El autor propone otras formas de acceder a la realidad natural, otros modelos, que ofrecen una visión más “estereoscópica”, en el sentido de integrar la dimensión física y la trascendente. Se refiere a las propuestas de Bergson, Polanyi, Whitehead, Lonergan y Theilard de Chardin. Se trata de una forma de empirismo “más radical” que la que ofrece la visión científica, en el sentido de que es capaz de observar en la realidad mucho más de lo que observa el reductivista, y es capaz de integrar las dimensiones objetiva y subjetiva, a menudo ignorada o reducida desde un empirismo no suficientemente radical. De ese “empirismo estereoscópico” resulta una integración entre mente y cosmos, el reconocimiento de la dimensión moral. Desde este punto de vista se puede dar una respuesta al sufrimiento y a la muerte, más allá de las insatisfactorias respuestas de los naturalistas, confiriendo un sentido de “anticipación” en grado de trascender, una capacidad que apunta a Dios como la causa y razón de toda potencialidad.

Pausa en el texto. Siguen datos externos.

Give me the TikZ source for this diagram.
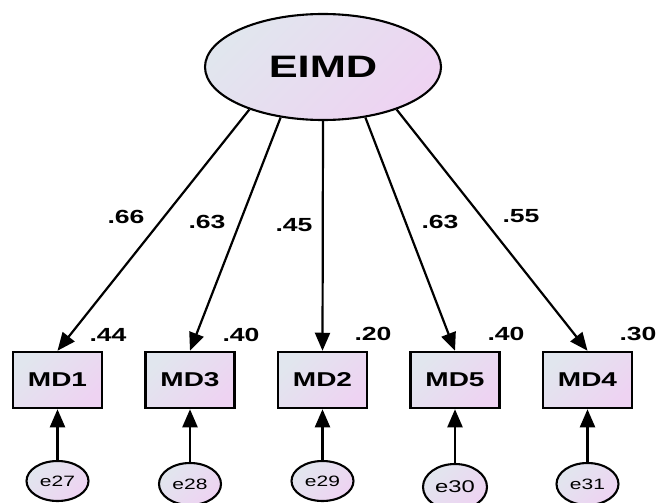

Haught ha mostrado sobradamente las limitaciones de la visión naturalista, que, a pesar de sus muchas incoherencias, está convirtiéndose en una especie de estándar cultural, un “fondo” o presupuesto del método científico, y una forma aguda de lo que Max Weber llamaría “dinámica de desencantamiento”. Es justo tomar en serio el desafío que de ahí deriva. De todos modos considero que la tarea no está concluida, y que necesitamos una percepción más precisa de la interacción entre ciencia y teología, o fe científica y fe religiosa, en el panorama cultural contemporáneo. Seguramente una teoría de los sistemas sociales que justifique la diferenciación entre códigos de comunicación distintos, la no absolutización de ninguno de ellos, y la interdependencia entre todos, podría prestar una contribución. De todos modos, por ahora, el problema más urgente, desde el punto de vista teológico, es neutralizar las ambiciones totalitarias de la razón científica y del paradigma naturalista; después ya hablaremos de colaboración y de lo que la teología puede y debe aprender de la ciencia.